Head hopping also takes away the reader’s ability to interpret the scene themselves, which is usually the reason why writers head hop—they want to make sure that the reader understands exactly how the other character whose head they’ve hopped into has responded to what another character has done. But this all comes back to what I talked about in my showing vs telling post—you have to trust the reader to make the connections you want them to make and give them enough information to do so.

How to avoid head hopping

  1. You can avoid head hopping entirely by having only one narrator. If you’re prone to head hopping, perhaps a first-person narrative would be useful for you to maintain only one POV for the entire book. (You could also stick with just the one perspective and put it in third person.)
  2. You can create very obvious shifts in the narrative to indicate that there will be a change in the narrative perspective by switching POV with clear section breaks or whole chapter breaks.
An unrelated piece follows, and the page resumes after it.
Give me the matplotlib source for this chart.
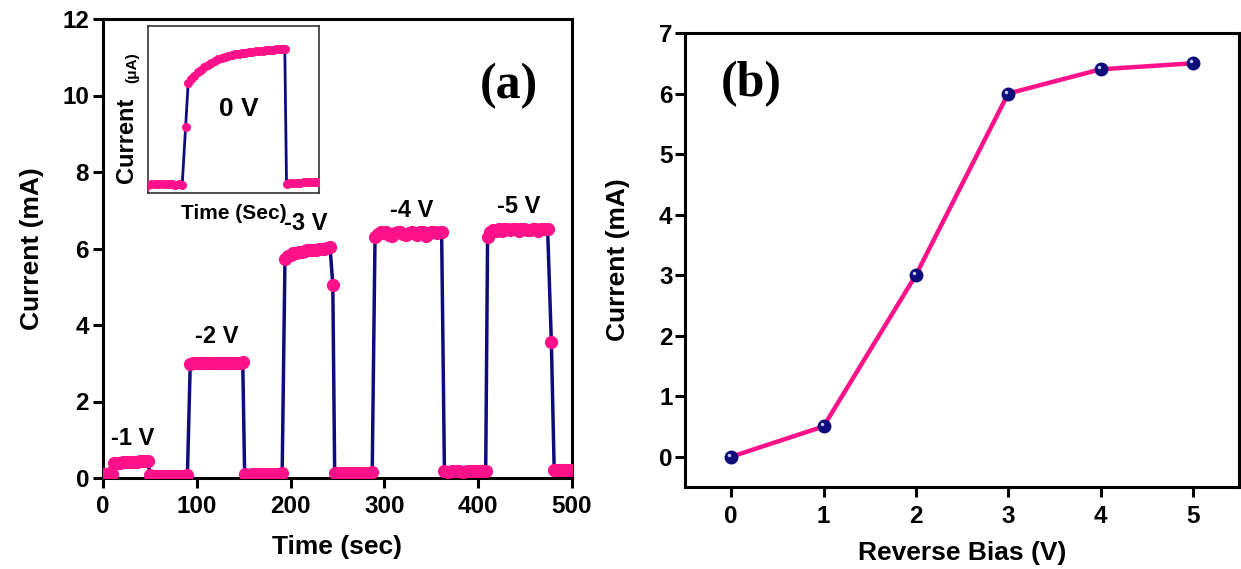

You could even label whose head you’re in (usually done by creating a new chapter for each voice).
  3. You can make a shift in the middle of a section, though this is potentially tricky. I have seen changes in perspective in the middle of a section done so subtly that it’s barely noticeable (or at least not distracting) to the reader, but to do it well, you’ll need to have clear, distinct voices for each character so the reader will be able to tell whose voice it is when we jump into a different head. And if you’re going to move the narrative perspective within a scene or section, what’s the reasoning behind it? Is it necessary to show how Character 1 feels and then show how Character 2 feels about it and why? Has the character whose head you’ve been in walked out of the scene while others were talking, so you’ve picked up the narrative voice with another character in the room? Are you showing how connected two characters are by having their narrative voices so in sync that the POV seamlessly passes between them? Is showing the juxtaposition between two characters’ thought processes reflective of the jarring switch between their POVs?

There are good reasons to head hop sometimes, so it’s not a hard-and-fast directive that you can’t do it at all. Break the head hopping rule if you want and if it makes sense to—but just know that you’re doing it, how you’re doing it, and why you’re doing it.